In her book there is also a recipe for Quince allioli - which I cannot find on the net. In brief you melt 100g of quince paste with 2 tablespoons of verjuice and leave to cool. Crush a clove of garlic with salt, mix with 1 dessertspoon finely chopped rosemary and transfer to a food processor. Then with the motor running slowly add about 1/2 cup olive oil until you have a mayonnaise. You can add lemon juice to taste at the end. Personally I think you would do better to add the oil by hand, whisking as you go. Well if your food processor is like mine anyway. It's too big to handle small quantities like this very satisfactorily. Interesting although I'm not quite sure what you would use it for. A salad dressing, a dip ... ? She suggests as a sauce for barbecued pork, chicken or lamb.
She also has another simple and intriguing little recipe:
"Roll half teaspoonfuls of quince paste in melted bitter couverture chocolate. Dust all over with a mixture of cinnamon and sugar, then serve with coffee."
Then I found a recipe for a cake called Membrillo, buttermilk and poppy seed cake - which looked rather more like a slice than a cake, but anyway you could give that a go. Membrillo by the way is the Spanish name for it.
The most beautiful looking thing I found was from delicious magazine and was this Savoury cheeseboard cheesecake with honey-roast grapes. It looks amazingly impressive. I guess you could swap the cheeses you use around to suit your own taste.

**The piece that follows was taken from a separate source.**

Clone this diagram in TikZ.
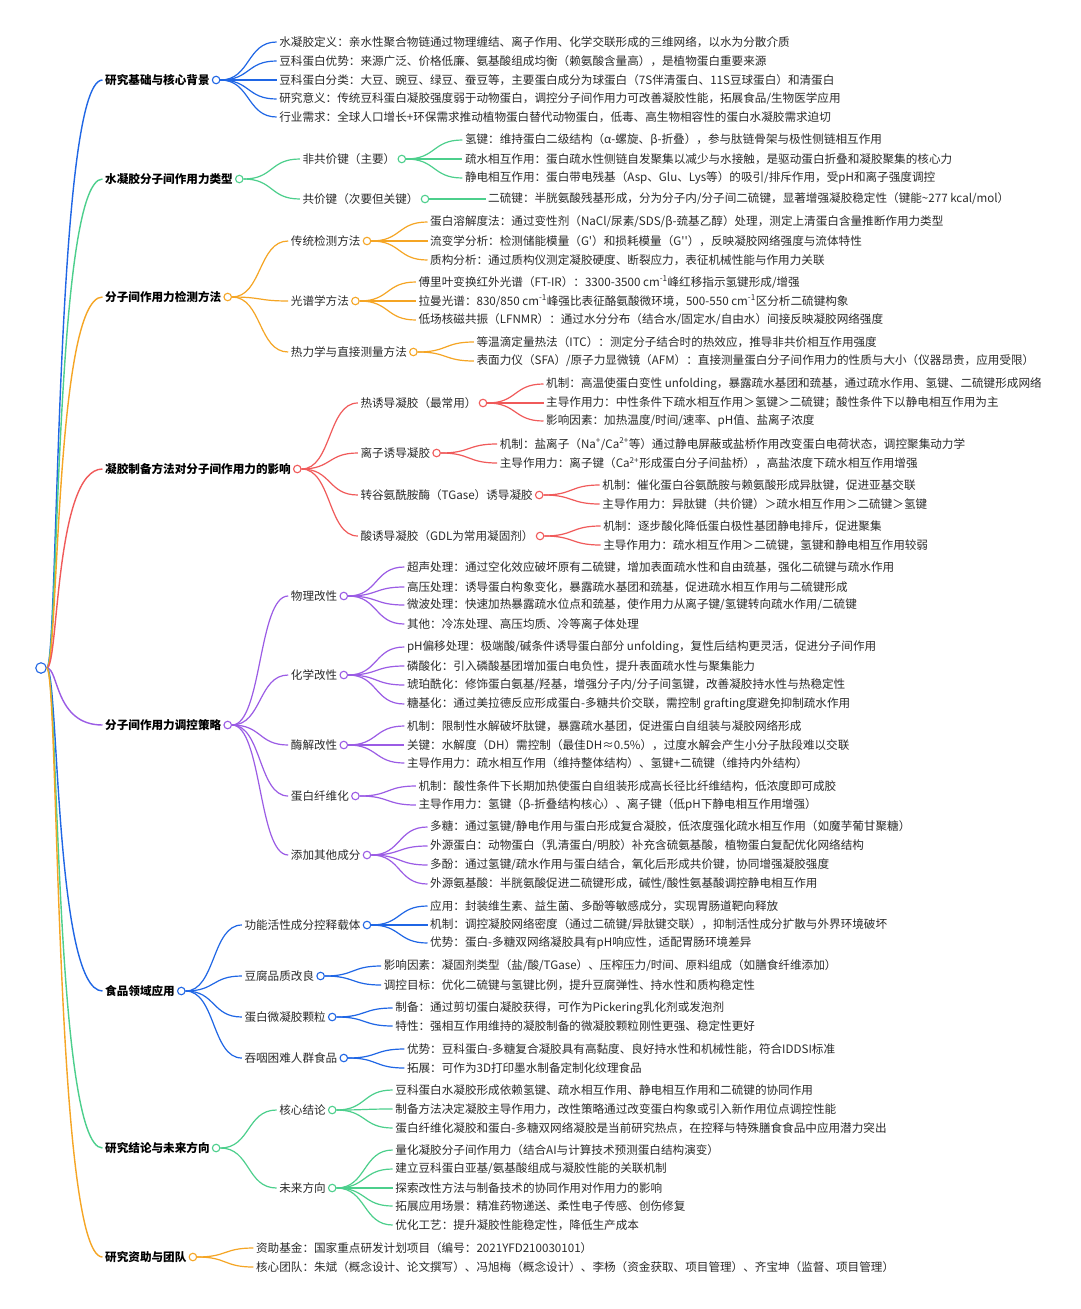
\documentclass[tikz,border=0pt]{standalone}
\usepackage{fontspec}
\setmainfont{Noto Sans CJK SC}
\usetikzlibrary{calc}
\definecolor{cB}{HTML}{1F66E5}
\definecolor{cG}{HTML}{4CCF8C}
\definecolor{cO}{HTML}{F5A524}
\definecolor{cR}{HTML}{F05A5A}
\definecolor{cP}{HTML}{9B5CE5}
\definecolor{txtc}{HTML}{2B2B2B}
\newcommand\Top[4]{%
  \node[lone,anchor=west] (#1) at (102.5,#2) {#4};
  \node[hub=#3] (#1o) at ([xshift=3.8pt]#1.east) {};
  \draw[rconn=#3] (root.east) .. controls +(12,0) and +(-48,0) .. (#1.west);}
\newcommand\Mid[5]{%
  \coordinate (#2t) at ([xshift=60.5pt]#1o.center);
  \node[txt,anchor=west] (#2) at (#2t |- 0,#3) {#5};
  \node[hub=#4] (#2o) at ([xshift=3.8pt]#2.east) {};
  \draw[conn=#4] (#1o.east) .. controls +(30,0) and +(-30,0) .. (#2.west);}
\newcommand\Leaf[5]{%
  \coordinate (#2t) at ([xshift=60.5pt]#1o.center);
  \node[txt,anchor=west] (#2) at (#2t |- 0,#3) {#5};
  \draw[conn=#4] (#1o.east) .. controls +(30,0) and +(-30,0) .. (#2.west);}
\newcommand\supx[1]{\textsuperscript{#1}}
\newcommand\apos{\XeTeXglyph\XeTeXcharglyph"27\relax}
\begin{document}
\begin{tikzpicture}[x=1pt,y=-1pt,
  font=\fontsize{11.6}{14}\selectfont,
  hub/.style={circle,draw=#1,fill=white,line width=1.1pt,minimum size=7.5pt,inner sep=0pt},
  lone/.style={font=\fontsize{11.6}{14}\selectfont\bfseries,text=black,inner xsep=2.5pt,inner ysep=1pt},
  txt/.style={text=txtc,inner xsep=2.5pt,inner ysep=1pt},
  conn/.style={draw=#1,line width=1.2pt},
  rconn/.style={draw=#1,line width=1.4pt}]
\fill[white] (0,0) rectangle (1080,1309);
\useasboundingbox (0,0) rectangle (1080,1309);
\node[hub=cB,minimum size=10.5pt] (root) at (41,668) {};
% ---------- branch 1
\Top{b1}{80}{cB}{研究基础与核心背景}
\Leaf{b1}{b1a}{42}{cB}{水凝胶定义：亲水性聚合物链通过物理缠结、离子作用、化学交联形成的三维网络，以水为分散介质}
\Leaf{b1}{b1b}{61}{cB}{豆科蛋白优势：来源广泛、价格低廉、氨基酸组成均衡（赖氨酸含量高），是植物蛋白重要来源}
\Leaf{b1}{b1c}{80}{cB}{豆科蛋白分类：大豆、豌豆、绿豆、蚕豆等，主要蛋白成分为球蛋白（7S伴清蛋白、11S豆球蛋白）和清蛋白}
\Leaf{b1}{b1d}{99}{cB}{研究意义：传统豆科蛋白凝胶强度弱于动物蛋白，调控分子间作用力可改善凝胶性能，拓展食品/生物医学应用}
\Leaf{b1}{b1e}{117}{cB}{行业需求：全球人口增长+环保需求推动植物蛋白替代动物蛋白，低毒、高生物相容性的蛋白水凝胶需求迫切}
% ---------- branch 2
\Top{b2}{179}{cG}{水凝胶分子间作用力类型}
\Mid{b2}{b2a}{159}{cG}{非共价键（主要）}
\Leaf{b2a}{b2a1}{140}{cG}{氢键：维持蛋白二级结构（α-螺旋、β-折叠），参与肽链骨架与极性侧链相互作用}
\Leaf{b2a}{b2a2}{159}{cG}{疏水相互作用：蛋白疏水性侧链自发聚集以减少与水接触，是驱动蛋白折叠和凝胶聚集的核心力}
\Leaf{b2a}{b2a3}{178}{cG}{静电相互作用：蛋白带电残基（Asp、Glu、Lys等）的吸引/排斥作用，受pH和离子强度调控}
\Mid{b2}{b2b}{199}{cG}{共价键（次要但关键）}
\Leaf{b2b}{b2b1}{199}{cG}{二硫键：半胱氨酸残基形成，分为分子内/分子间二硫键，显著增强凝胶稳定性（键能\char126 277 kcal/mol）}
% ---------- branch 3
\Top{b3}{297}{cO}{分子间作用力检测方法}
\Mid{b3}{b3a}{241}{cO}{传统检测方法}
\Leaf{b3a}{b3a1}{222}{cO}{蛋白溶解度法：通过变性剂（NaCl/尿素/SDS/β-巯基乙醇）处理，测定上清蛋白含量推断作用力类型}
\Leaf{b3a}{b3a2}{241}{cO}{流变学分析：检测储能模量（G\apos）和损耗模量（G\apos\apos），反映凝胶网络强度与流体特性}
\Leaf{b3a}{b3a3}{260}{cO}{质构分析：通过质构仪测定凝胶硬度、断裂应力，表征机械性能与作用力关联}
\Mid{b3}{b3b}{301}{cO}{光谱学方法}
\Leaf{b3b}{b3b1}{282}{cO}{傅里叶变换红外光谱（FT-IR）：3300-3500 cm\supx{-1}峰红移指示氢键形成/增强}
\Leaf{b3b}{b3b2}{301}{cO}{拉曼光谱：830/850 cm\supx{-1}峰强比表征酪氨酸微环境，500-550 cm\supx{-1}区分析二硫键构象}
\Leaf{b3b}{b3b3}{320}{cO}{低场核磁共振（LFNMR）：通过水分分布（结合水/固定水/自由水）间接反映凝胶网络强度}
\Mid{b3}{b3c}{352}{cO}{热力学与直接测量方法}
\Leaf{b3c}{b3c1}{342}{cO}{等温滴定量热法（ITC）：测定分子结合时的热效应，推导非共价相互作用强度}
\Leaf{b3c}{b3c2}{361}{cO}{表面力仪（SFA）/原子力显微镜（AFM）：直接测量蛋白分子间作用力的性质与大小（仪器昂贵，应用受限）}
% ---------- branch 4
\Top{b4}{469}{cR}{凝胶制备方法对分子间作用力的影响}
\Mid{b4}{b4a}{403}{cR}{热诱导凝胶（最常用）}
\Leaf{b4a}{b4a1}{384}{cR}{机制：高温使蛋白变性 unfolding，暴露疏水基团和巯基，通过疏水作用、氢键、二硫键形成网络}
\Leaf{b4a}{b4a2}{403}{cR}{主导作用力：中性条件下疏水相互作用＞氢键＞二硫键；酸性条件下以静电相互作用为主}
\Leaf{b4a}{b4a3}{421}{cR}{影响因素：加热温度/时间/速率、pH值、盐离子浓度}
\Mid{b4}{b4b}{453}{cR}{离子诱导凝胶}
\Leaf{b4b}{b4b1}{444}{cR}{机制：盐离子（Na\supx{+}/Ca\supx{2+}等）通过静电屏蔽或盐桥作用改变蛋白电荷状态，调控聚集动力学}
\Leaf{b4b}{b4b2}{463}{cR}{主导作用力：离子键（Ca\supx{2+}形成蛋白分子间盐桥），高盐浓度下疏水相互作用增强}
\Mid{b4}{b4c}{495}{cR}{转谷氨酰胺酶（TGase）诱导凝胶}
\Leaf{b4c}{b4c1}{485}{cR}{机制：催化蛋白谷氨酰胺与赖氨酸形成异肽键，促进亚基交联}
\Leaf{b4c}{b4c2}{504}{cR}{主导作用力：异肽键（共价键）＞疏水相互作用＞二硫键＞氢键}
\Mid{b4}{b4d}{536}{cR}{酸诱导凝胶（GDL为常用凝固剂）}
\Leaf{b4d}{b4d1}{526}{cR}{机制：逐步酸化降低蛋白极性基团静电排斥，促进聚集}
\Leaf{b4d}{b4d2}{545}{cR}{主导作用力：疏水相互作用＞二硫键，氢键和静电相互作用较弱}
% ---------- branch 5
\Top{b5}{725}{cP}{分子间作用力调控策略}
\Mid{b5}{b5a}{596}{cP}{物理改性}
\Leaf{b5a}{b5a1}{567}{cP}{超声处理：通过空化效应破坏原有二硫键，增加表面疏水性和自由巯基，强化二硫键与疏水作用}
\Leaf{b5a}{b5a2}{587}{cP}{高压处理：诱导蛋白构象变化，暴露疏水基团和巯基，促进疏水相互作用与二硫键形成}
\Leaf{b5a}{b5a3}{605}{cP}{微波处理：快速加热暴露疏水位点和巯基，使作用力从离子键/氢键转向疏水作用/二硫键}
\Leaf{b5a}{b5a4}{624}{cP}{其他：冷冻处理、高压均质、冷等离子体处理}
\Mid{b5}{b5b}{675}{cP}{化学改性}
\Leaf{b5b}{b5b1}{647}{cP}{pH偏移处理：极端酸/碱条件诱导蛋白部分 unfolding，复性后结构更灵活，促进分子间作用}
\Leaf{b5b}{b5b2}{666}{cP}{磷酸化：引入磷酸基团增加蛋白电负性，提升表面疏水性与聚集能力}
\Leaf{b5b}{b5b3}{685}{cP}{琥珀酰化：修饰蛋白氨基/羟基，增强分子内/分子间氢键，改善凝胶持水性与热稳定性}
\Leaf{b5b}{b5b4}{704}{cP}{糖基化：通过美拉德反应形成蛋白-多糖共价交联，需控制 grafting度避免抑制疏水作用}
\Mid{b5}{b5c}{745}{cP}{酶解改性}
\Leaf{b5c}{b5c1}{726}{cP}{机制：限制性水解破坏肽键，暴露疏水基团，促进蛋白自组装与凝胶网络形成}
\Leaf{b5c}{b5c2}{745}{cP}{关键：水解度（DH）需控制（最佳DH≈0.5\%），过度水解会产生小分子肽段难以交联}
\Leaf{b5c}{b5c3}{763}{cP}{主导作用力：疏水相互作用（维持整体结构）、氢键+二硫键（维持内外结构）}
\Mid{b5}{b5d}{796}{cP}{蛋白纤维化}
\Leaf{b5d}{b5d1}{786}{cP}{机制：酸性条件下长期加热使蛋白自组装形成高长径比纤维结构，低浓度即可成胶}
\Leaf{b5d}{b5d2}{805}{cP}{主导作用力：氢键（β-折叠结构核心）、离子键（低pH下静电相互作用增强）}
\Mid{b5}{b5e}{855}{cP}{添加其他成分}
\Leaf{b5e}{b5e1}{827}{cP}{多糖：通过氢键/静电作用与蛋白形成复合凝胶，低浓度强化疏水相互作用（如魔芋葡甘聚糖）}
\Leaf{b5e}{b5e2}{846}{cP}{外源蛋白：动物蛋白（乳清蛋白/明胶）补充含硫氨基酸，植物蛋白复配优化网络结构}
\Leaf{b5e}{b5e3}{865}{cP}{多酚：通过氢键/疏水作用与蛋白结合，氧化后形成共价键，协同增强凝胶强度}
\Leaf{b5e}{b5e4}{884}{cP}{外源氨基酸：半胱氨酸促进二硫键形成，碱性/酸性氨基酸调控静电相互作用}
% ---------- branch 6
\Top{b6}{991}{cB}{食品领域应用}
\Mid{b6}{b6a}{925}{cB}{功能活性成分控释载体}
\Leaf{b6a}{b6a1}{906}{cB}{应用：封装维生素、益生菌、多酚等敏感成分，实现胃肠道靶向释放}
\Leaf{b6a}{b6a2}{925}{cB}{机制：调控凝胶网络密度（通过二硫键/异肽键交联），抑制活性成分扩散与外界环境破坏}
\Leaf{b6a}{b6a3}{943}{cB}{优势：蛋白-多糖双网络凝胶具有pH响应性，适配胃肠环境差异}
\Mid{b6}{b6b}{976}{cB}{豆腐品质改良}
\Leaf{b6b}{b6b1}{966}{cB}{影响因素：凝固剂类型（盐/酸/TGase）、压榨压力/时间、原料组成（如膳食纤维添加）}
\Leaf{b6b}{b6b2}{985}{cB}{调控目标：优化二硫键与氢键比例，提升豆腐弹性、持水性和质构稳定性}
\Mid{b6}{b6c}{1017}{cB}{蛋白微凝胶颗粒}
\Leaf{b6c}{b6c1}{1008}{cB}{制备：通过剪切蛋白凝胶获得，可作为Pickering乳化剂或发泡剂}
\Leaf{b6c}{b6c2}{1026}{cB}{特性：强相互作用维持的凝胶制备的微凝胶颗粒刚性更强、稳定性更好}
\Mid{b6}{b6d}{1058}{cB}{吞咽困难人群食品}
\Leaf{b6d}{b6d1}{1049}{cB}{优势：豆科蛋白-多糖复合凝胶具有高黏度、良好持水性和机械性能，符合IDDSI标准}
\Leaf{b6d}{b6d2}{1068}{cB}{拓展：可作为3D打印墨水制备定制化纹理食品}
% ---------- branch 7
\Top{b7}{1148}{cG}{研究结论与未来方向}
\Mid{b7}{b7a}{1110}{cG}{核心结论}
\Leaf{b7a}{b7a1}{1090}{cG}{豆科蛋白水凝胶形成依赖氢键、疏水相互作用、静电相互作用和二硫键的协同作用}
\Leaf{b7a}{b7a2}{1109}{cG}{制备方法决定凝胶主导作用力，改性策略通过改变蛋白构象或引入新作用位点调控性能}
\Leaf{b7a}{b7a3}{1128}{cG}{蛋白纤维化凝胶和蛋白-多糖双网络凝胶是当前研究热点，在控释与特殊膳食食品中应用潜力突出}
\Mid{b7}{b7b}{1188}{cG}{未来方向}
\Leaf{b7b}{b7b1}{1150}{cG}{量化凝胶分子间作用力（结合AI与计算技术预测蛋白结构演变）}
\Leaf{b7b}{b7b2}{1169}{cG}{建立豆科蛋白亚基/氨基酸组成与凝胶性能的关联机制}
\Leaf{b7b}{b7b3}{1188}{cG}{探索改性方法与制备技术的协同作用对作用力的影响}
\Leaf{b7b}{b7b4}{1206}{cG}{拓展应用场景：精准药物递送、柔性电子传感、创伤修复}
\Leaf{b7b}{b7b5}{1225}{cG}{优化工艺：提升凝胶性能稳定性，降低生产成本}
% ---------- branch 8
\Top{b8}{1257}{cO}{研究资助与团队}
\Leaf{b8}{b8a}{1248}{cO}{资助基金：国家重点研发计划项目（编号：2021YFD210030101）}
\Leaf{b8}{b8b}{1267}{cO}{核心团队：朱斌（概念设计、论文撰写）、冯旭梅（概念设计）、李杨（资金获取、项目管理）、齐宝坤（监督、项目管理）}
\end{tikzpicture}
\end{document}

They also suggest a sort of quiche in which you spread the quince paste over a cooked tart case, and cover this with a standard quiche mixture of 3 eggs and 300ml cream, plus grated cheese. They don't specify the cheese, but there's your opportunity to be creative. Maybe some thyme as well, as in my mini tartlets. Because I guess, when I think about it this is basically the same recipe but in a full-size version.
And here's one last suggestion - again from delicious.
"Stir 1/2 cup paste, zest and juice of 1/2 orange and 1 tbsp water over low heat until smooth. Cool, then fold through mascarpone and serve with poached fruit."
Of course there are lots of other things you can do with quinces. Tomorrow perhaps.